PGA Tour’s new billions will enrich players, but fans?

PGA Tour’s new billions will enrich players, but fans?


The 239 days that have elapsed since June 6 proved the Framework Agreement between the PGA Tour and the Saudi Arabian Public Investment Fund was more armistice than peace accord, so it’s tempting to interpret the announcement that a group of sports industry titans have invested $3 billion in the newly-formed PGA Tour Enterprises as rearmament for more conflict ahead. It’s more accurate to read it as evidence that parties to the game’s civil war are closer than ever to their desired outcomes.

Except you, dear golf fan. You can pound sand, at least for now.

The unveiling of the Strategic Sports Group investment wasn’t intended to answer fundamental questions about the future of golf but rather to assure the only constituency that really matters that their interests are being tended. That constituency is star players, and their only interest is personal enrichment, which they’ll see in equity grants and purse guarantees, even if it’s unclear how the market works for them to realize the value of their equity by selling it. For most, it’s not LIV Golf money, but it’s enough to hold off the wolves that are apparently gathering at every door in Jupiter, Florida.

But Wednesday also offered a measure of clarity on what other parties are getting.

The deal restores to the PGA Tour a little of the leverage that had seemed lost, especially when LIV poached Jon Rahm last month. It now has the resources to go it alone without the Saudis, but then that’s always been true. The Tour is just no less dependent on the loyalty of its members, many of whom have shown themselves to be Benedict Arnolds in soft spikes.

SSG’s investors get a minority stake in the only major league in the U.S. that didn’t have conventional owners, one that is ripe for private equity’s most cherished combination: expansion and cost-cutting. They also gain proximity to Yasir Al-Rumayyan, the governor of PIF and the idealized Ken doll of investment partners.

Ostensibly, PIF is not part of this deal — its negotiations with the PGA Tour are far from the finish line — but there’s a clear victory here too for Al-Rumayyan. SSG’s backers include owners from every American league (NFL, MLB, NHL, NBA) and PIF, like many wealth funds in Gulf States, is eager for access to those opportunities. Golf is merely the Saudi’s pathway to greater prizes.

All of the aforementioned parties are incentivized to see the Saudi component finalized. As for regular fans, the only thing they’ve gotten so far is turned off and pissed off. The SSG announcement provided broad strokes on the financial and governance structures of PGA Tour Enterprises, but nothing on the actual product that will be served to its audience.
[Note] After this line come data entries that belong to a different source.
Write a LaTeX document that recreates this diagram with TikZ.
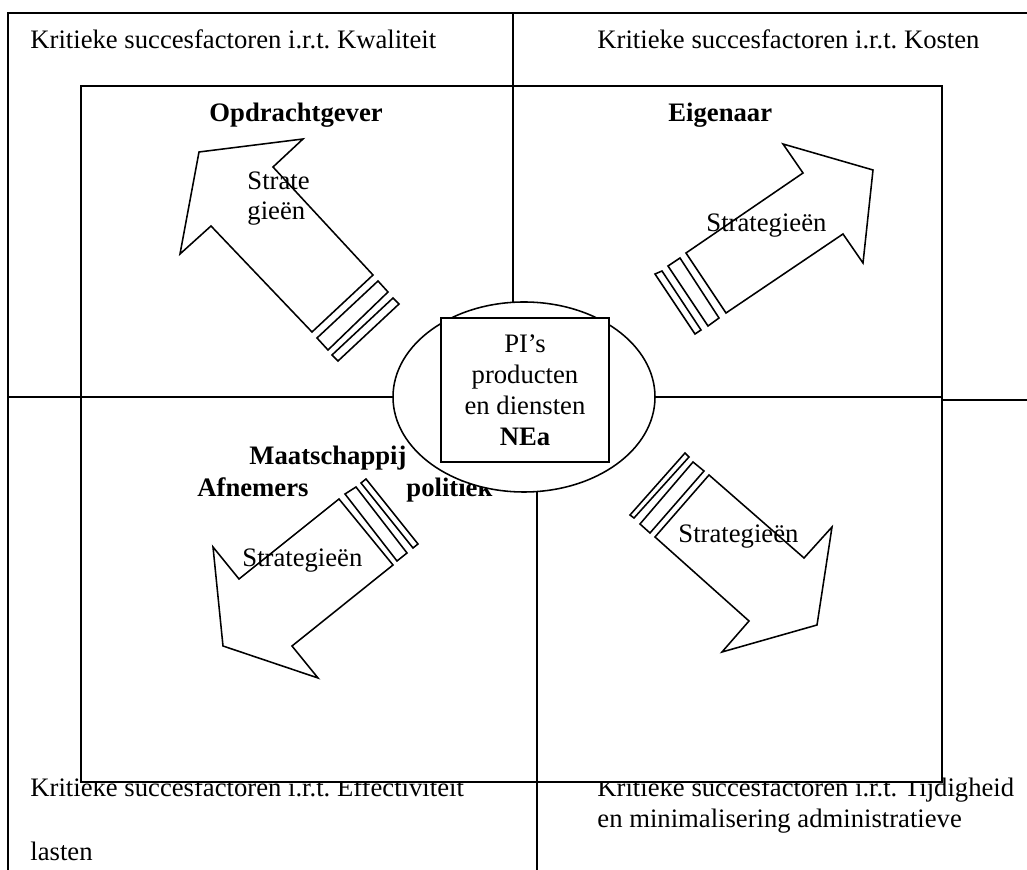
\documentclass[tikz,border=0pt]{standalone}
\usepackage{fontspec}
\setmainfont{Liberation Serif}
\frenchspacing

\begin{document}
\begin{tikzpicture}[x=0.45pt, y=-0.45pt,
    % Thin black lines for frames, dividers and arrows
    frameline/.style={line width=0.7pt, draw=black, line join=miter},
    % Plain text, placed by its baseline
    csftext/.style={anchor=base west, inner sep=0pt, font=\fontsize{12}{14}\selectfont},
    % Bold names of the parties
    actor/.style={csftext, font=\fontsize{12}{14}\selectfont\bfseries}
]
\useasboundingbox (0,0) rectangle (1027,870);

% 1. Corner texts (the inner frame is drawn over the top of the lower ones)
\node[csftext] (kwal) at (30,49)  {Kritieke succesfactoren i.r.t. Kwaliteit};
\node[csftext] (kost) at (597,49) {Kritieke succesfactoren i.r.t. Kosten};
\node[csftext] (effe) at (30,797) {Kritieke succesfactoren i.r.t. Effectiviteit};
\node[csftext] (last) at (30,860) {lasten};
\node[csftext] (tijd) at (597,797) {Kritieke succesfactoren i.r.t. Tijdigheid};
\node[csftext] (admi) at (597,828) {en minimalisering administratieve};

% 2. Outer and inner frame
\draw[frameline] (1027,13) -- (8,13) -- (8,870);
\draw[frameline, fill=white] (81,86) rectangle (942,782);

% 3. Quadrant dividers
\draw[frameline] (513,13) -- (513,397);
\draw[frameline] (537,397) -- (537,870);
\draw[frameline] (8,397) -- (942,397);
\draw[frameline] (942,400) -- (1027,400);

% 4. Parties
\node[actor] (opdr) at (209,122) {Opdrachtgever};
\node[actor] (eige) at (668,122) {Eigenaar};
\node[actor] (maat) at (249,465) {Maatschappij};
\node[actor] (afne) at (197,497) {Afnemers};
\node[actor] (poli) at (406,497) {politiek};

% 5. Strategy arrows, each with two bands behind its base
% Top-left arrow
\draw[frameline] (199,152) -- (303,139) -- (273,167) -- (373,275) -- (312,332) -- (211,226) -- (180,254) -- cycle;
\draw[frameline] (378,281) -- (388,292) -- (328,350) -- (317,338) -- cycle;
\draw[frameline] (393,298) -- (399,304) -- (338,361) -- (332,355) -- cycle;
\node[csftext] (stra) at (247,190) {Strate};
\node[csftext] (gien) at (247,220) {gieën};
% Top-right arrow
\draw[frameline] (783,144) -- (873,170) -- (863,263) -- (843,234) -- (726,313) -- (686,253) -- (803,173) -- cycle;
\draw[frameline] (680,258) -- (719,318) -- (708,326) -- (668,266) -- cycle;
\draw[frameline] (655,274) -- (662,271) -- (701,330) -- (695,334) -- cycle;
\node[csftext] (strb) at (706,232) {Strategieën};
% Bottom-left arrow
\draw[frameline] (339,499) -- (393,565) -- (292,646) -- (318,678) -- (223,646) -- (213,547) -- (239,579) -- cycle;
\draw[frameline] (345,494) -- (356,487) -- (407,553) -- (397,561) -- cycle;
\draw[frameline] (361,483) -- (366,479) -- (418,544) -- (413,548) -- cycle;
\node[csftext] (strc) at (242,567) {Strategieën};
% Bottom-right arrow
\draw[frameline] (709,475) -- (804,558) -- (832,527) -- (817,625) -- (722,652) -- (749,621) -- (655,537) -- cycle;
\draw[frameline] (693,462) -- (704,471) -- (650,533) -- (640,524) -- cycle;
\draw[frameline] (685,453) -- (689,457) -- (634,518) -- (630,515) -- cycle;
\node[csftext] (strd) at (678,543) {Strategieën};

% 6. Core: ellipse with the products box
\draw[frameline, fill=white] (524,397) ellipse [x radius=131, y radius=95];
\node[frameline, fill=white, minimum width=75.6pt, minimum height=64.8pt, align=center,
      font=\fontsize{12}{14}\selectfont] (nea) at (525,390) {PI’s\\producten\\en diensten\\\textbf{NEa}};

\end{tikzpicture}
\end{document}
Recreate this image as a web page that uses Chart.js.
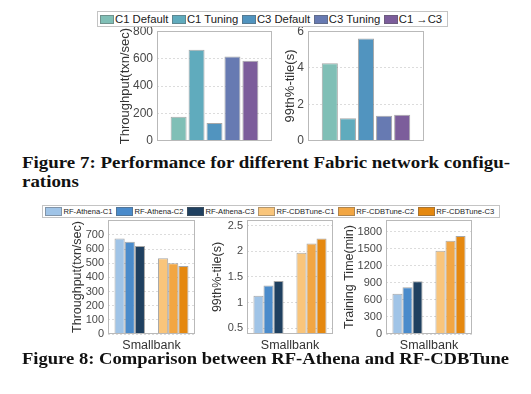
<!DOCTYPE html>
<html><head><meta charset="utf-8">
<script src="https://cdn.jsdelivr.net/npm/chart.js@4.4.1/dist/chart.umd.min.js"></script>
<style>
html,body{margin:0;padding:0;background:#fff}
body{width:531px;height:394px;overflow:hidden;position:relative;font-family:"Liberation Sans",Arial,sans-serif}
canvas{position:absolute}
.legend{position:absolute;border:1px solid #c4c4c4;background:#fff;display:flex;align-items:center;box-sizing:border-box;white-space:nowrap;color:#222;z-index:5}
.legend .it{display:flex;align-items:center}
.legend .sw{display:inline-block;box-sizing:border-box;border:1px solid rgba(90,90,90,0.45)}
#lg7{left:97px;top:11px;height:16px;padding:0 1px 0 2px;font-size:11.3px}
#lg7 .sw{width:14px;height:9px;margin-right:1px}
#lg7 .it{margin-right:3.5px}
#lg8{left:42px;top:205px;height:12.5px;padding:0 1px 0 2px;font-size:7.6px}
#lg8 .sw{width:17px;height:8.5px;margin-right:1.5px}
#lg8 .it{margin-right:3.5px}
.cap{position:absolute;left:22px;font-family:"Liberation Serif","Times New Roman",serif;font-weight:bold;font-size:17px;line-height:17px;color:#111;white-space:nowrap;transform-origin:0 0}
</style>
</head><body>
<div id="lg7" class="legend"></div>
<div id="lg8" class="legend"></div>
<canvas id="f7a" width="166" height="132" style="left:110px;top:20px"></canvas>
<canvas id="f7b" width="166" height="132" style="left:262px;top:20px"></canvas>
<canvas id="f8a" width="140" height="160" style="left:60px;top:200px"></canvas>
<canvas id="f8b" width="138" height="160" style="left:200px;top:200px"></canvas>
<canvas id="f8c" width="139" height="160" style="left:338px;top:200px"></canvas>
<div class="cap" id="cap7a" style="top:153.5px">Figure 7: Performance for different Fabric network configu-</div>
<div class="cap" id="cap7b" style="top:172.5px">rations</div>
<div class="cap" id="cap8" style="top:350.3px">Figure 8: Comparison between RF-Athena and RF-CDBTune</div>
<script>
// ---------- Data ----------
const fig7Series = ['C1 Default', 'C1 Tuning', 'C3 Default', 'C3 Tuning', 'C1 \u2192C3'];
const fig7Colors = ['#80bfb6', '#60abbd', '#5194bf', '#677ab2', '#7c5d9b'];
const fig7Throughput = [175, 665, 130, 615, 585];
const fig7Latency = [4.25, 1.23, 5.6, 1.37, 1.42];
const fig7ThroughputTicks = [0, 200, 400, 600, 800];
const fig7LatencyTicks = [0, 2, 4, 6];

const fig8Series = ['RF-Athena-C1', 'RF-Athena-C2', 'RF-Athena-C3', 'RF-CDBTune-C1', 'RF-CDBTune-C2', 'RF-CDBTune-C3'];
const fig8Colors = ['#a0c4e7', '#4a8bcb', '#1f4060', '#f9c57b', '#f2a643', '#e5880f'];
const fig8Groups = [0, 0, 0, 1, 1, 1];
const fig8Throughput = [675, 652, 622, 535, 500, 480];
const fig8Latency = [1.13, 1.33, 1.42, 1.97, 2.15, 2.25];
const fig8Training = [710, 825, 930, 1470, 1645, 1730];
const fig8ThroughputTicks = [0, 100, 200, 300, 400, 500, 600, 700];
const fig8LatencyTicks = [0.5, 1, 1.5, 2, 2.5];
const fig8TrainingTicks = [0, 300, 600, 900, 1200, 1500, 1800];
const fig8Category = 'Smallbank';

// ---------- Helpers ----------
const FONT = '"Liberation Sans", Arial, sans-serif';
const EDGE = 'rgba(95,95,95,0.55)';

const boxPlugin = {
  id: 'box',
  afterDatasetsDraw(chart) {
    const {ctx, chartArea: a} = chart;
    ctx.save();
    ctx.strokeStyle = '#b9b9b9';
    ctx.lineWidth = 1;
    const l = Math.round(a.left) + 0.5, t = Math.round(a.top) + 0.5;
    const r = Math.round(a.right) - 0.5, b = Math.round(a.bottom) - 0.5;
    ctx.strokeRect(l, t, r - l, b - t);
    ctx.restore();
  }
};

function yScale(o) {
  return {
    min: o.min, max: o.max,
    afterBuildTicks: s => { s.ticks = o.ticks.map(v => ({value: v})); },
    afterFit: s => { s.width = o.axisW; },
    ticks: {font: {family: FONT, size: o.tickSize}, color: '#484848', padding: 4, callback: v => String(v)},
    grid: {color: '#dcdcdc', drawTicks: false, lineWidth: 1},
    border: {display: false, dash: [2, 2]},
    title: {display: true, text: o.title, color: '#333', font: {family: FONT, size: o.titleSize}, padding: {top: o.titlePad, bottom: 0}}
  };
}

function baseOptions(padding) {
  return {
    responsive: false, animation: false, devicePixelRatio: 1,
    layout: {padding},
    plugins: {legend: {display: false}, tooltip: {enabled: false}}
  };
}

// ---------- Figure 7 ----------
function fig7Chart(id, values, y) {
  const opts = baseOptions({top: 11, bottom: 11, right: 4, left: 0});
  opts.scales = {
    x: {display: false},
    y: yScale(y)
  };
  return new Chart(document.getElementById(id), {
    type: 'bar',
    data: {
      labels: [''],
      datasets: fig7Series.map((name, i) => ({
        label: name, data: [values[i]],
        backgroundColor: fig7Colors[i], borderColor: EDGE, borderWidth: 1,
        categoryPercentage: 0.78, barPercentage: 0.89
      }))
    },
    options: opts,
    plugins: [boxPlugin]
  });
}
fig7Chart('f7a', fig7Throughput, {min: 0, max: 800, ticks: fig7ThroughputTicks, title: 'Throughput(txn/sec)', axisW: 47, tickSize: 12, titleSize: 13, titlePad: 7.2});
fig7Chart('f7b', fig7Latency, {min: 0, max: 6, ticks: fig7LatencyTicks, title: '99th%-tile(s)', axisW: 46, tickSize: 12, titleSize: 13, titlePad: 20.2});

// ---------- Figure 8 ----------
function fig8Chart(id, values, y) {
  const opts = baseOptions({top: 20, bottom: 0, right: 5, left: 0});
  opts.scales = {
    x: {
      ticks: {display: false}, grid: {display: false}, border: {display: false},
      afterFit: s => { s.height = 26; },
      title: {display: true, text: fig8Category, color: '#333', font: {family: FONT, size: 12.5}, padding: {top: 0, bottom: 6.5}}
    },
    y: yScale(y)
  };
  return new Chart(document.getElementById(id), {
    type: 'bar',
    data: {
      labels: ['g1', 'g2'],
      datasets: fig8Series.map((name, i) => ({
        label: name,
        data: [0, 1].map(g => g === fig8Groups[i] ? values[i] : null),
        backgroundColor: fig8Colors[i], borderColor: EDGE, borderWidth: 1,
        categoryPercentage: 0.7, barPercentage: 1.0, skipNull: true
      }))
    },
    options: opts,
    plugins: [boxPlugin]
  });
}
fig8Chart('f8a', fig8Throughput, {min: 0, max: 806, ticks: fig8ThroughputTicks, title: 'Throughput(txn/sec)', axisW: 48, tickSize: 11, titleSize: 12.5, titlePad: 10.2});
fig8Chart('f8b', fig8Latency, {min: 0.385, max: 2.61, ticks: fig8LatencyTicks, title: '99th%-tile(s)', axisW: 47, tickSize: 11, titleSize: 12.5, titlePad: 10.2});
fig8Chart('f8c', fig8Training, {min: 0, max: 2010, ticks: fig8TrainingTicks, title: 'Training Time(min)', axisW: 48, tickSize: 11, titleSize: 12.5, titlePad: 4.2});

// ---------- Legends (HTML, built from the series arrays) ----------
function buildLegend(elId, names, colors) {
  const el = document.getElementById(elId);
  names.forEach((n, i) => {
    const it = document.createElement('span'); it.className = 'it';
    const sw = document.createElement('span'); sw.className = 'sw'; sw.style.background = colors[i];
    const tx = document.createElement('span'); tx.textContent = n;
    it.appendChild(sw); it.appendChild(tx); el.appendChild(it);
  });
}
buildLegend('lg7', fig7Series, fig7Colors);
buildLegend('lg8', fig8Series, fig8Colors);

// ---------- Caption widths ----------
function fit(ids, target) {
  const w = document.getElementById(ids[0]).getBoundingClientRect().width;
  const s = target / w;
  ids.forEach(id => { document.getElementById(id).style.transform = 'scaleX(' + s + ')'; });
}
fit(['cap7a', 'cap7b'], 488);
fit(['cap8'], 487);
</script>
</body></html>
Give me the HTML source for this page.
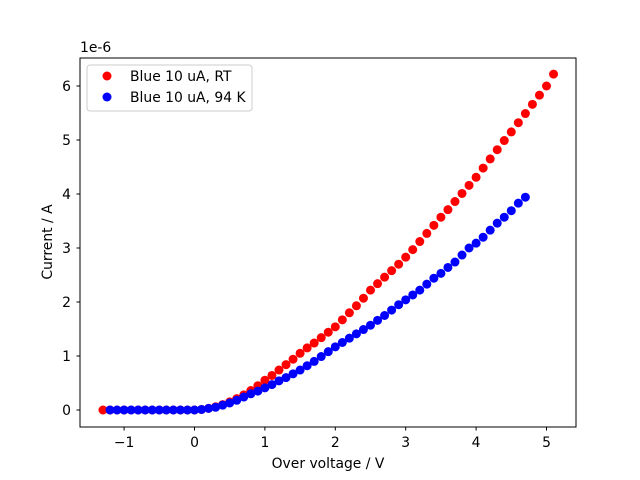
<!DOCTYPE html>
<html><head><meta charset="utf-8"><style>body{margin:0;background:#fff}svg{display:block;font-family:"DejaVu Sans","Liberation Sans",sans-serif}</style></head>
<body>
<svg id="chart" width="640" height="480">
<rect x="80" y="58" width="496" height="369" fill="none" stroke="#000" stroke-width="1"/>
<g id="ticks"></g>
<g id="marks"></g>
<text x="80" y="52" font-size="13.9">1e-6</text>
<text x="328" y="468" font-size="13.9" text-anchor="middle">Over voltage / V</text>
<text transform="translate(52,242) rotate(-90)" font-size="13.9" text-anchor="middle">Current / A</text>
<g>
<rect x="87" y="65" width="165" height="46" rx="3" fill="#fff" fill-opacity="0.8" stroke="#ccc"/>
<circle cx="107" cy="76" r="4.5" fill="red"/>
<text x="130" y="81" font-size="13.9">Blue 10 uA, RT</text>
<circle cx="107" cy="97" r="4.5" fill="blue"/>
<text x="130" y="102" font-size="13.9">Blue 10 uA, 94 K</text>
</g>
</svg>
<script>
const xTicks=[-1,0,1,2,3,4,5];
const yTicks=[0,1,2,3,4,5,6];
const redX=[-1.3,-1.2,-1.1,-1.0,-0.9,-0.8,-0.7,-0.6,-0.5,-0.4,-0.3,-0.2,-0.1,0,0.1,0.2,0.3,0.4,0.5,0.6,0.7,0.8,0.9,1.0,1.1,1.2,1.3,1.4,1.5,1.6,1.7,1.8,1.9,2.0,2.1,2.2,2.3,2.4,2.5,2.6,2.7,2.8,2.9,3.0,3.1,3.2,3.3,3.4,3.5,3.6,3.7,3.8,3.9,4.0,4.1,4.2,4.3,4.4,4.5,4.6,4.7,4.8,4.9,5.0,5.1];
const redY=[0,0,0,0,0,0,0,0,0,0,0,0,0,0,0.01,0.03,0.06,0.1,0.15,0.21,0.28,0.36,0.45,0.55,0.64,0.74,0.84,0.94,1.05,1.15,1.24,1.34,1.44,1.54,1.67,1.8,1.93,2.07,2.22,2.34,2.46,2.58,2.7,2.83,2.97,3.12,3.27,3.42,3.57,3.71,3.86,4.01,4.16,4.31,4.48,4.65,4.82,4.99,5.15,5.32,5.49,5.66,5.83,6.0,6.22];
const blueX=[-1.2,-1.1,-1.0,-0.9,-0.8,-0.7,-0.6,-0.5,-0.4,-0.3,-0.2,-0.1,0,0.1,0.2,0.3,0.4,0.5,0.6,0.7,0.8,0.9,1.0,1.1,1.2,1.3,1.4,1.5,1.6,1.7,1.8,1.9,2.0,2.1,2.2,2.3,2.4,2.5,2.6,2.7,2.8,2.9,3.0,3.1,3.2,3.3,3.4,3.5,3.6,3.7,3.8,3.9,4.0,4.1,4.2,4.3,4.4,4.5,4.6,4.7];
const blueY=[0,0,0,0,0,0,0,0,0,0,0,0,0,0.01,0.03,0.05,0.09,0.13,0.18,0.24,0.3,0.35,0.41,0.47,0.54,0.6,0.67,0.74,0.82,0.9,0.99,1.08,1.17,1.25,1.33,1.41,1.49,1.57,1.66,1.75,1.85,1.95,2.04,2.13,2.22,2.33,2.44,2.53,2.64,2.74,2.87,3.0,3.09,3.2,3.33,3.46,3.57,3.69,3.83,3.94];
const NS='http://www.w3.org/2000/svg';
function sx(v){return 194.5+v*70.4;}
function sy(v){return 410-v*54;}
const tg=document.getElementById('ticks');
xTicks.forEach(t=>{
  const l=document.createElementNS(NS,'line');
  l.setAttribute('x1',sx(t));l.setAttribute('x2',sx(t));l.setAttribute('y1',427);l.setAttribute('y2',430.5);l.setAttribute('stroke','#000');
  
  
  tg.appendChild(l);
  const tx=document.createElementNS(NS,'text');
  tx.setAttribute('x',sx(t));tx.setAttribute('y',447);tx.setAttribute('font-size','13.9');tx.setAttribute('text-anchor','middle');
  tx.textContent=t<0?'\u2212'+Math.abs(t):String(t);
  
  
  tg.appendChild(tx);
});
yTicks.forEach(t=>{
  const l=document.createElementNS(NS,'line');
  l.setAttribute('x1',76.5);l.setAttribute('x2',80);l.setAttribute('y1',sy(t));l.setAttribute('y2',sy(t));l.setAttribute('stroke','#000');
  
  
  tg.appendChild(l);
  const tx=document.createElementNS(NS,'text');
  tx.setAttribute('x',71);tx.setAttribute('y',sy(t)+5);tx.setAttribute('font-size','13.9');tx.setAttribute('text-anchor','end');
  tx.textContent=String(t);
  
  
  tg.appendChild(tx);
});
const mg=document.getElementById('marks');
function draw(xs,ys,color,name){
  xs.forEach((x,i)=>{
    const c=document.createElementNS(NS,'circle');
    c.setAttribute('cx',sx(x));c.setAttribute('cy',sy(ys[i]));c.setAttribute('r',4.5);c.setAttribute('fill',color);
    
    
    mg.appendChild(c);
  });
}
draw(redX,redY,'red','point-rt');
draw(blueX,blueY,'blue','point-94k');
</script>
</body></html>
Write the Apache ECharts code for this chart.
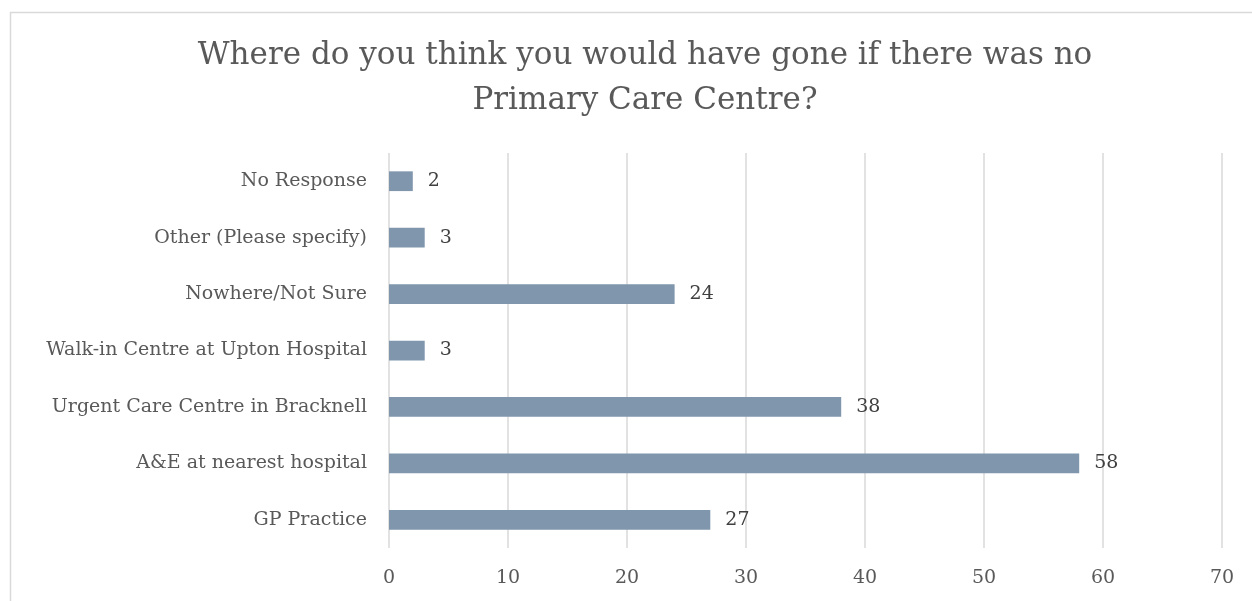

That will come with the finer brushwork, which remains a ways off.

Today was all about the carrot, but the stick surely cometh as pressure for a return on investment creates a drive for efficiency that runs counter to the culture in Ponte Vedra.

“I’m a tough manager. I question almost every assumption in what are hopefully pragmatic ways. The more you question, the more you learn and the more the person you are questioning learns,” John W. Henry once said. He’s the principal owner of Fenway Sports Group and the manager of the SSG partners.

This approach portends a radical (and long overdue) reassessment of the Tour’s product and operations. That will go well beyond culling the swollen ranks of VPs, SVPs and EVPs, precious few of whom are MVPs. It means ceasing the dilution of its own product, a result of executives being bonused on creating playing opportunities, mostly for players who aren’t essential to the business. That trains the crosshairs on opposite-field events, the fall schedule in which the lower orders jockey for status, and even the number of players exempt on Tour — anything thought to detract from the core, star-driven product. It’s increasingly obvious that Q4 is the area of opportunity on the professional golf calendar, and where involvement by PIF might be seen most, whether in team tournaments, the elevation of DP World Tour stops, or the leveraging of the Presidents Cup as an international road show.

The addition of domestic investors will help defuse political concerns about a foreign wealth fund taking over a U.S. institution, but perils remain. A Congressional investigation into PIF investments in America (outside of golf) is growing more fractious as Saudi targets of subpoenas refuse to bow to U.S. law, while the current conflagration in the Middle East could shred the best-laid plans. Antitrust regulators will also be watchful for a competitor being “taken off the board,” to quote the commish. That leaves the fate of LIV uncertain. Why would PGA Tour Enterprises want it? Other than PIF, who can afford to sustain an execrable product with no traction that loses hundreds of millions of dollars annually, and with laughably overpaid talent who need to be re-signed in the coming years? LIV is an ongoing liability for PIF, not a potential asset for PGA Tour Enterprises, but it will likely trundle on for least another season or two until Al-Rumayyan settles its fate.

The SSG investment won’t prevent the Saudis from owning a stake in golf’s more respectable precincts — that dreary outcome seems inevitable since commerce has trumped conscience throughout this episode. What it does ensure is that an authoritarian regime won’t outright own the elite level of the sport, which seemed possible for a time. That’s not nothing, and it’s about all we can point to, at least until the players back away from the trough and offer something to the fans.